Data were presented in Table 1 according to different types and distributions of variables. The completeness of the features we chose was above 80%, and we used multiple interpolation methods to fill in the missing values. The demographic and baseline characteristics of the study population were compared using the Pearson chi-square test for categorical variables and Student’s t-test for continuous variables. Normality tests were performed using the Shapiro–Wilk test. Normally distributed continuous variables, non-normally distributed continuous variables, and categorical variables were expressed as mean ± standard deviation, quartiles, and count or percentage, respectively; differences were detected using the two-sample independent t-test, rank sum test, and chi-square test, respectively. SPSS software for Windows (version 25.0, SPSS Inc., Chicago, IL, USA) was used for the statistical analyses. An alpha level of 0.05 was set for statistical significance.

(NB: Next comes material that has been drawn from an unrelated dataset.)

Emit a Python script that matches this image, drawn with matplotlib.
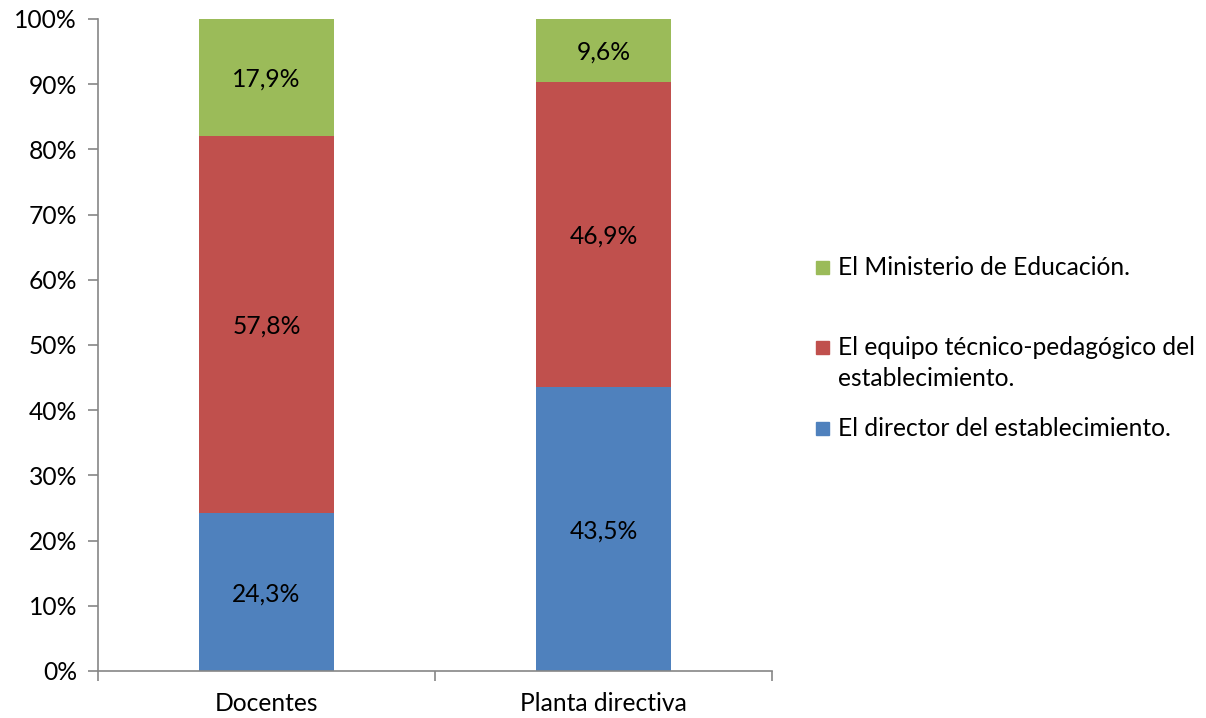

Model performance evaluation method
We used AUC-ROC, AUC-PR, AUC, sensitivity, specificity and F1, which were commonly used in machine learning to evaluate and compare the model performance. SHAP was used to explain the model prediction results. To further evaluated the interpretability of the model, we invited six neurosurgeons and ICU physicians to score the prediction results of our model. The physicians scored the cut-off points of the significant indicators from Fig. 4c, and then offered values from their own medical perceptions. By comparing the results of model interpretation with the evaluation of physicians, we can make an objective clinical evaluation of the interpretable model.

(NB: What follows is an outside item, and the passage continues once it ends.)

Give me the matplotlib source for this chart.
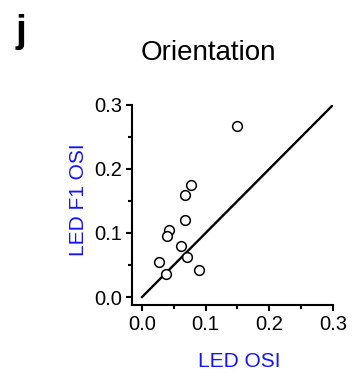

The authors are accountable for all aspects of the work in ensuring that questions related to the accuracy or integrity of any part of the work are appropriately investigated and resolved. The data used are from publicly available datasets.
The Institutional Review Board at the Beth Israel Deaconess Medical Center waived informed consent to the study because the project did not impact clinical care and all protected health information was deidentified. The study conformed to the provisions of the Declaration of Helsinki (as revised in 2013). The study protocol was approved by Beijing Institute of Technology.